9. O que um futuro Papa
deveria fazer para evitar a emigração de tantos fiéis para outras igrejas, e
especialmente pentecostais?

Não
deveria ser um homem do Ocidente que já é visto como um acidente na história.
Mas um homem do vasto mundo globalizado sentindo a paixão dos sofredores e o
grito da Terra devastada pela voracidade consumista. Não deveria ser um homem
de certezas mas alguém que estimulasse a todos a buscarem os melhores caminhos.
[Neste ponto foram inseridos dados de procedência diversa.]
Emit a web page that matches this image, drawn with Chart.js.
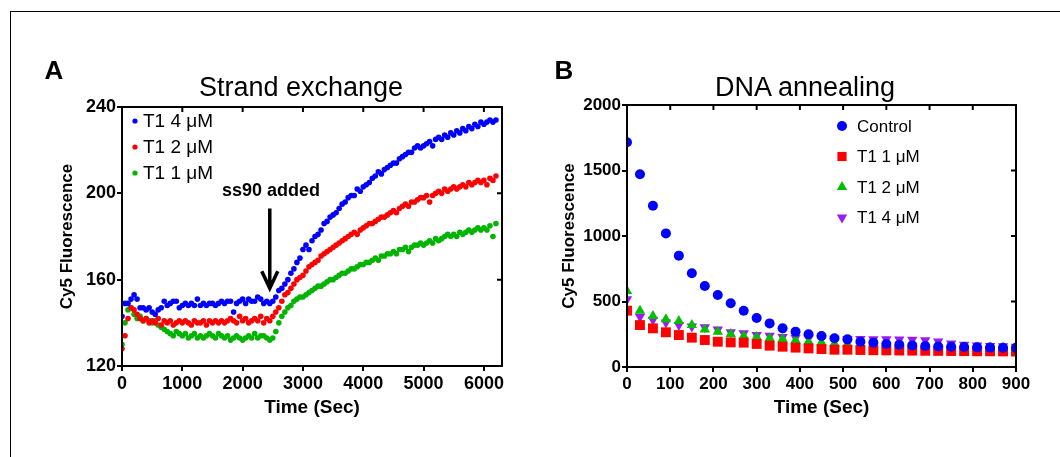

Logicamente se orientaria pelo Evangelho mas sem espírito proselitista, com a
consciência de que o Espírito chega sempre antes do missionário e o Verbo
ilumina a todos que vem a este mundo, como diz o evangelista São João. Deveria
ser um homem profundamente espiritual e aberto a todos os caminhos religiosos
para juntos manterem viva a chama sagrada que existe em cada pessoa: a
misteriosa presença de Deus. E por fim, um homem de profunda bondade, no estilo
do Papa João XXIII, com ternura para com os humildes e com firmeza profética
para denunciar quem promove a exploração e faz da violência e da guerra
instrumentos de dominação dos outros e do mundo. Que nas negociações que os
cardeais fazem no conclave e nas tensões das tendências, prevaleça um nome com
semelhante perfil. Como age o Espírito Santo ai é mistério.Ele não tem outra
voz e outra cabeça do que aquela dos cardeais. Que o Espírito não lhes falte.